Впрочем, пока интереснее говорить о том, что есть, о двух (враждебных или дружеских?) станах людей, умирающих с голоду и не могущих соединиться. Конечно, компромиссы, уступки не помогают ничему. Уступки всегда оскорбительны, они отталкивают того, кому уступают. Я боюсь сказать, что тут нужна любовь; любовь нельзя создать, когда ее нет, даже если она и нужна, да и неизвестно, что собственно значит «любовь». Таким образом, сказать «нужна любовь» – все равно, что не сказать ничего. Нужно пробить стену, разделяющую два лагеря. Хорошо, но как? Откуда начать? Мы боимся начинаний, потому что стыдимся малого. А не надо ли терпеливо стукать долотом, не смущаясь, что падают вниз мелкие пылинки и углубление едва видно? И сто рублей составлено из первой, второй, третьей… копейки, зачем же пугаться и стыдиться копейки?
Вот мы, бедные, голодные люди, у стены на стороне хлеба плоти, с нашей наукой, культурой, искусством, повседневными заботами, любовью к нашим детям, службой, обязанностями. Мы их не отдадим, но нам нужно, чтобы их облила волна живой воды, и мы уже знаем, почти все, – что эта вода – понятие об Отце и Сыне. Да, и Сыне, потому что только Сын углубляет, утверждает и оясняет до конца понятие об Отце.
И ежели там, за стеной, – люди, действительно имеющие эту пищу духа и алчущие жизни, – мы не можем не встретиться с ними в наших таких усилиях разбить камень стены.
Разделение единодвойственной пищи, тела и духа, жизни и Бога, – создало и два отдельных слова – общество и церковь. Мне хотелось бы знать, которым из них можно назвать собрание людей в первые века христианства? Что это было, церковь? Нет, потому что между ними были и внешние связи, общие интересы общей жизни, взаимные реальные обязанности, внехрамные, телесные. – Значит, это было Общество? Нет, потому что эти общие интересы общей жизни родились одновременно и в зависимости с понятиям Бога – Отца и Сына. Что это не была ни секта, ни община – ясно само собою: это (церковь или общество) было в то время единое, обладающее понятием об Отце, создалось не отрицанием, не отпадением, не протестом, выросло не на «не», а на «да». Если и был протест – то уже по создании, а не активный, не наступающий, а лишь обороняющийся.
Я думаю, и пропаганда не была там главным, единственным «делом» – для общей массы людей, для всех членов, как это бывает у сектантов, когда секта, не имея места в жизни, держится ликом религии – храмом и проповедью.
Я не забываю сотен годов, прошедших со времен первого христианства; история преобразила наше сознание, уточнила, обострила, объяснила наши желания; мы не хотели бы и даже не могли бы принять прошлое, каким оно было, в том соответствии.
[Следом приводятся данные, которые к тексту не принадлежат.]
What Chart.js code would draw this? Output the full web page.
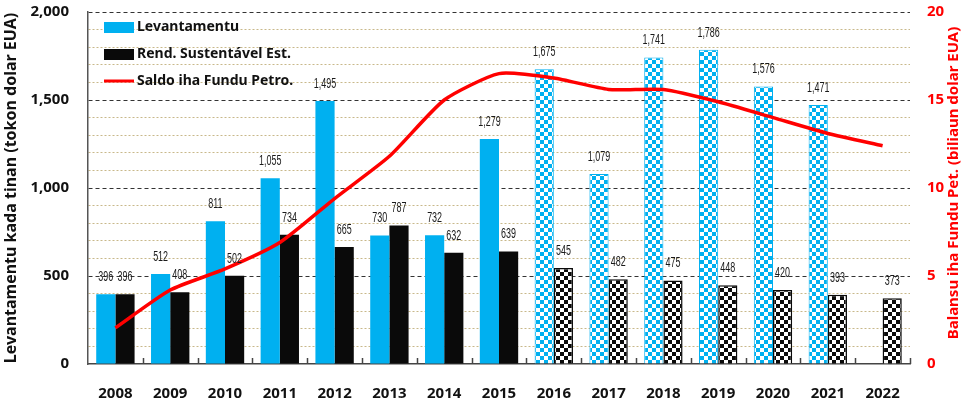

Тогдашние люди подошли к колодцу и наполнили свои сосуды до краев, сколько вместилось. Наши сосуды – иные, большие, может быть, – их-то мы и должны наполнить «до краев». Наша человеческая природа не изменилась, и если было тогда слиянье, бросившее свет на историю мира или хоть образ его, значит, – слияние возможно, значит, оно – может быть и теперь, то же, но соответственное нам, теперешним и более совершенное, потому что желанья наши нам понятнее и голод острее и мучительнее.